Öncelikle bir siyaseti etnik isimle tanımlamanın siyasetteki karşılığın ne anlama geldiğinin ve neye tekabül ettiğinin peşine düşmeliydim. Kürt siyaseti, siyasete etnik vurgu yapan ve Kürdün siyaset yapmasını değil siyasetin Kürt sorununa ilişkin indirgenen hedeflerini gösteren bir tanımlamadır. İşte bu siyasetin ifade ettiği anlam ile tekabül ettiği sınırlar hakkındaki arayış bana,”Kürt siyaseti” derken akla gelen HDP’nin Kürt siyasetiyle ve dolayısıyla çözüm süreciyle ilişkisine dair çok önemli bilgiler veriyordu.

Kürt siyaseti, Kürt sorunuyla ilgili politik çevrelere çözüme ilişkin model sağlayan geçici bir siyasetti ve Kürtlerin de bu siyasete tevdi ettiği çözüm misyonu bunu teyit ediyordu. Kürtlerin siyasete yüklediği misyon onun çözümle ilişkisini belirleyen meşru sınırlarıydı; bu sınırlar hem Kürt sorununun siyasal süreç içerisinde tutulması hem de Kürt sorununda silahın ve dolayısıyla PKK’nin bir sorun olmaktan çıkarılmasıydı. Kürtlerin siyasetten beklentisinin bu olduğunu PKK de biliyor ve fakat buna rıza göstermiyordu.
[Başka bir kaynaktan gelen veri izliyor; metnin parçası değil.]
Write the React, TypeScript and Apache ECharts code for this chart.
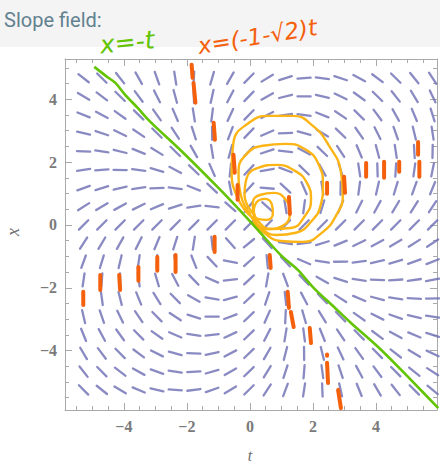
import { useEffect, useRef } from 'react';
import * as echarts from 'echarts';

// Slope field grid (sample points)
const T_GRID = [-5.28, -4.7, -4.12, -3.53, -2.95, -2.37, -1.78, -1.2, -0.62, -0.03, 0.55, 1.13, 1.72, 2.3, 2.88, 3.47, 4.05, 4.63, 5.22, 5.8];
const X_GRID = [4.67, 4.09, 3.5, 2.92, 2.34, 1.75, 1.17, 0.58, 0.0, -0.58, -1.17, -1.75, -2.34, -2.92, -3.5, -4.09, -4.67, -5.25];
// ODE: dx/dt = (x^2 - 2tx - t^2) / (x^2 + 2tx - t^2); coefficients of [x^2, t*x, t^2]
const ODE_NUM = [1, -2, -1];
const ODE_DEN = [1, 2, -1];

const T_RANGE = [-5.87, 5.94];
const X_RANGE = [-5.89, 5.28];
const T_MAJOR = [-4, -2, 0, 2, 4];
const T_MINOR = [-5.5, -5, -4.5, -3.5, -3, -2.5, -1.5, -1, -0.5, 0.5, 1, 1.5, 2.5, 3, 3.5, 4.5, 5, 5.5];
const X_MAJOR = [-4, -2, 0, 2, 4];
const X_MINOR = [-5.5, -5, -4.5, -3.5, -3, -2.5, -1.5, -1, -0.5, 0.5, 1, 1.5, 2.5, 3, 3.5, 4.5, 5];

// Hand-drawn green line x = -t
const GREEN_CURVE = [
  [-4.94, 5.03], [-4.53, 4.71], [-4.27, 4.52], [-3.96, 4.14], [-3.57, 3.73], [-3.16, 3.28],
  [-2.11, 2.29], [-1.03, 1.21], [-0.39, 0.54], [0.25, -0.16], [0.98, -0.96], [1.52, -1.43],
  [2.03, -2.01], [2.67, -2.61], [3.21, -3.12], [4.17, -3.98], [5.12, -4.94], [5.98, -5.83],
];

// Hand-drawn yellow spiral loops
const LOOP_1 = [
  [0.09, 0.22], [-0.36, 0.8], [-0.58, 1.75], [-0.52, 2.64], [-0.07, 3.22], [0.6, 3.47], [1.36, 3.47],
  [2.0, 3.15], [2.51, 2.52], [2.89, 1.69], [2.95, 0.92], [2.73, 0.29], [2.32, -0.22], [1.68, -0.54],
  [0.98, -0.51], [0.41, -0.22], [0.09, 0.1],
];
const LOOP_2 = [
  [0.03, 0.32], [-0.29, 0.96], [-0.36, 1.69], [-0.13, 2.23], [0.41, 2.52], [1.14, 2.58], [1.78, 2.39],
  [2.19, 1.91], [2.32, 1.27], [2.25, 0.64], [1.94, 0.1], [1.46, -0.25], [0.82, -0.32], [0.28, -0.03], [0.05, 0.25],
];
const LOOP_3 = [
  [0.09, 0.38], [-0.17, 0.96], [-0.1, 1.5], [0.28, 1.82], [0.85, 1.91], [1.43, 1.72], [1.81, 1.34],
  [1.94, 0.8], [1.75, 0.29], [1.3, -0.1], [0.66, -0.13], [0.22, 0.16], [0.1, 0.4],
];
const LOOP_4 = [
  [0.12, 0.32], [0.09, 0.7], [0.34, 0.96], [0.76, 1.02], [1.14, 0.8], [1.27, 0.38], [1.04, -0.03],
  [0.54, -0.13], [0.18, 0.1], [0.12, 0.34],
];
const LOOP_5 = [
  [0.12, 0.41], [0.22, 0.73], [0.47, 0.83], [0.69, 0.67], [0.73, 0.38], [0.54, 0.16], [0.25, 0.19], [0.13, 0.4],
];
const SPIRAL_LOOPS = [LOOP_1, LOOP_2, LOOP_3, LOOP_4, LOOP_5];

// Hand-drawn orange strokes where slopes are vertical: [t1, x1, t2, x2]
const ORANGE_MARKS = [
  [-1.85, 5.1, -1.82, 4.68], [-1.79, 4.52, -1.73, 3.89], [-1.15, 3.25, -1.11, 2.71], [-0.52, 2.23, -0.48, 1.66],
  [-0.39, 1.27, -0.39, 0.8], [1.24, 0.89, 1.27, 0.35], [2.45, 1.34, 2.45, 0.99], [2.99, 1.53, 3.02, 1.02],
  [3.69, 1.97, 3.69, 1.53], [4.26, 2.01, 4.26, 1.5], [4.74, 2.01, 4.74, 1.69], [5.34, 2.64, 5.34, 2.23],
  [5.38, 2.01, 5.38, 1.53], [-5.29, -2.13, -5.29, -2.55], [-4.75, -1.59, -4.75, -2.07], [-4.15, -1.59, -4.12, -2.07],
  [-3.54, -1.34, -3.54, -1.78], [-2.94, -1.02, -2.94, -1.46], [-2.36, -0.96, -2.36, -1.5], [-1.12, -0.38, -1.12, -0.86],
  [0.63, -0.96, 0.66, -1.37], [1.2, -2.13, 1.24, -2.64], [1.3, -2.77, 1.39, -3.25], [1.9, -3.28, 1.94, -3.76],
  [2.45, -4.12, 2.45, -4.16], [2.45, -4.39, 2.48, -5.03], [2.8, -5.25, 2.89, -5.83],
];

const TITLE = 'Slope field:';
const NOTE_GREEN = 'x=-t';
const NOTE_ORANGE = 'x=(-1-√2)t';
const T_NAME = 't';
const X_NAME = 'x';

const FRAME = '#a9a9a9';
const LABEL_COLOR = '#7a7a7a';
const fmt = (v: number) => (v < 0 ? '\u2212' + Math.abs(v) : String(v));

function xAxisCfg(pos: 'bottom' | 'top', ticks: number[], len: number, line: boolean, labels: boolean) {
  return {
    type: 'value', position: pos, min: T_RANGE[0], max: T_RANGE[1],
    axisLine: { show: line, onZero: false, lineStyle: { color: FRAME, width: 1 } },
    axisTick: { show: true, inside: true, length: len, customValues: ticks, lineStyle: { color: FRAME, width: 1 } },
    axisLabel: { show: labels, customValues: ticks, formatter: fmt, margin: 8, color: LABEL_COLOR, fontSize: 16, fontWeight: 'bold', fontFamily: 'Liberation Serif' },
    splitLine: { show: false },
  };
}
function yAxisCfg(pos: 'left' | 'right', ticks: number[], len: number, line: boolean, labels: boolean) {
  return {
    type: 'value', position: pos, min: X_RANGE[0], max: X_RANGE[1],
    axisLine: { show: line, onZero: false, lineStyle: { color: FRAME, width: 1 } },
    axisTick: { show: true, inside: true, length: len, customValues: ticks, lineStyle: { color: FRAME, width: 1 } },
    axisLabel: { show: labels, customValues: ticks, formatter: fmt, margin: 8, color: LABEL_COLOR, fontSize: 16, fontWeight: 'bold', fontFamily: 'Liberation Serif' },
    splitLine: { show: false },
  };
}

export default function App() {
  const ref = useRef<HTMLDivElement>(null);
  useEffect(() => {
    if (!ref.current) return;
    const chart = echarts.init(ref.current, null, { renderer: 'svg' });
    const gridPoints: number[][] = [];
    T_GRID.forEach((t) => X_GRID.forEach((x) => gridPoints.push([t, x])));

    const series: any[] = [
      {
        type: 'custom', name: 'slopes', data: gridPoints, xAxisIndex: 0, yAxisIndex: 0, clip: false, z: 2,
        encode: { x: 0, y: 1 },
        renderItem: (_p: any, api: any) => {
          const t = api.value(0) as number;
          const x = api.value(1) as number;
          const c = api.coord([t, x]);
          const s = api.size([1, 1]) as number[];
          const num = ODE_NUM[0] * x * x + ODE_NUM[1] * t * x + ODE_NUM[2] * t * t;
          const den = ODE_DEN[0] * x * x + ODE_DEN[1] * t * x + ODE_DEN[2] * t * t;
          let dx = den * s[0];
          let dy = -num * s[1];
          const L = Math.hypot(dx, dy) || 1;
          const h = 6.6;
          dx = (dx / L) * h;
          dy = (dy / L) * h;
          return {
            type: 'line',
            shape: { x1: c[0] - dx, y1: c[1] - dy, x2: c[0] + dx, y2: c[1] + dy },
            style: { stroke: '#6d6db4', lineWidth: 2.3, lineCap: 'round', opacity: 0.8 },
          };
        },
      },
      ...SPIRAL_LOOPS.map((loop, i) => ({
        type: 'line', name: 'loop' + (i + 1), data: loop, xAxisIndex: 0, yAxisIndex: 0, smooth: 0.5,
        showSymbol: false, symbol: 'none', z: 3, clip: false,
        lineStyle: { color: '#fcb514', width: 2.4 },
      })),
      {
        type: 'line', name: 'x=-t', data: GREEN_CURVE, xAxisIndex: 0, yAxisIndex: 0, smooth: 0.3,
        showSymbol: false, symbol: 'none', z: 4, clip: true,
        lineStyle: { color: '#62c402', width: 2.6 },
      },
      {
        type: 'custom', name: 'vertical', data: ORANGE_MARKS, xAxisIndex: 0, yAxisIndex: 0, clip: false, z: 5,
        encode: { x: [0, 2], y: [1, 3] },
        renderItem: (_p: any, api: any) => {
          const a = api.coord([api.value(0), api.value(1)]);
          const b = api.coord([api.value(2), api.value(3)]);
          return {
            type: 'line',
            shape: { x1: a[0], y1: a[1], x2: b[0], y2: b[1] },
            style: { stroke: '#f4600c', lineWidth: 4, lineCap: 'round' },
          };
        },
      },
    ];

    chart.setOption({
      animation: false,
      backgroundColor: '#ffffff',
      grid: { left: 65, right: 3, top: 59, bottom: 56, containLabel: false },
      xAxis: [
        xAxisCfg('bottom', T_MAJOR, 7, true, true),
        xAxisCfg('bottom', T_MINOR, 4, false, false),
        xAxisCfg('top', T_MAJOR, 7, true, false),
        xAxisCfg('top', T_MINOR, 4, false, false),
      ],
      yAxis: [
        yAxisCfg('left', X_MAJOR, 7, true, true),
        yAxisCfg('left', X_MINOR, 4, false, false),
        yAxisCfg('right', X_MAJOR, 7, true, false),
        yAxisCfg('right', X_MINOR, 4, false, false),
      ],
      series,
      graphic: [
        { type: 'rect', left: 0, top: 0, z: -10, shape: { width: 440, height: 47 }, style: { fill: '#f4f4f4' } },
        {
          type: 'text', x: 4, y: 20, z: 10,
          style: { text: TITLE, fontSize: 20, fontFamily: 'Roboto', fill: '#62818f', align: 'left', verticalAlign: 'middle' },
        },
        {
          type: 'text', x: 100, y: 45, rotation: 0.1, z: 10,
          style: { text: NOTE_GREEN, fontSize: 25, fontFamily: 'DejaVu Sans', fontStyle: 'italic', fill: '#62c402', align: 'left', verticalAlign: 'middle' },
        },
        {
          type: 'text', x: 198, y: 46, rotation: 0.16, z: 10,
          style: { text: NOTE_ORANGE, fontSize: 23, fontFamily: 'DejaVu Sans', fontStyle: 'italic', fill: '#f4600c', align: 'left', verticalAlign: 'middle' },
        },
        {
          type: 'text', x: 250, y: 455, z: 10,
          style: { text: T_NAME, fontSize: 16, fontFamily: 'Liberation Serif', fontStyle: 'italic', fill: '#6f6f6f', align: 'center', verticalAlign: 'middle' },
        },
        {
          type: 'text', x: 13, y: 232, rotation: Math.PI / 2, z: 10,
          style: { text: X_NAME, fontSize: 18, fontFamily: 'Liberation Serif', fontStyle: 'italic', fill: '#6f6f6f', align: 'center', verticalAlign: 'middle' },
        },
      ],
    });
    return () => chart.dispose();
  }, []);
  return <div ref={ref} style={{ position: 'fixed', left: 0, top: 0, width: 440, height: 466, background: '#fff' }} />;
}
Bu yüzden PKK, HDP’nin elde ettiği siyasi başarıyı terörizasyon ortamı için istismar ederek bu beklentinin gerçekleşmesine engel olmayı tercih etti. HDP de halkın seçimlerdeki iradesinin istismarına göz yumdu ve hatta alet oldu.

Ortadoğu denklemindeki yer

Dünya görüşü farklılığına, Kürtlerin içeride ve Ortadoğu denkleminde alması gereken pozisyona dönük politik tercih farklılığı da eklenince tebarüz eden aykırılığın uyuma zorlanmasını kabul etmek mümkün değildi.

Dolayısıyla bir Kürt siyaseti deneyimi olarak 7 Haziran’da çözüm süreci için HDP’ye destek veren dindar Kürtlerin tesis etmek istediği fayda gerçeği, çözüm sürecini şiddet sürecine dönüştüren PKK eliyle başarısızlığa mahkûm edilen bir zararın yalanı oldu.

Bu zararın yalanını sürdürmek artık İslam ümmetinin bir parçası olduğuna inanan Kürtler için özellikle özgül güçleri bakımından mümkün değildi. Nihayet sorumluluk bilincimizin sonuçları olan kavrayışlarımızın bu deneyimler sonucunda yaşayacağı değişime engel olmanın ya da değişime direnmesini beklemenin de söz konusu edilemeyeceği bilinmeliydi.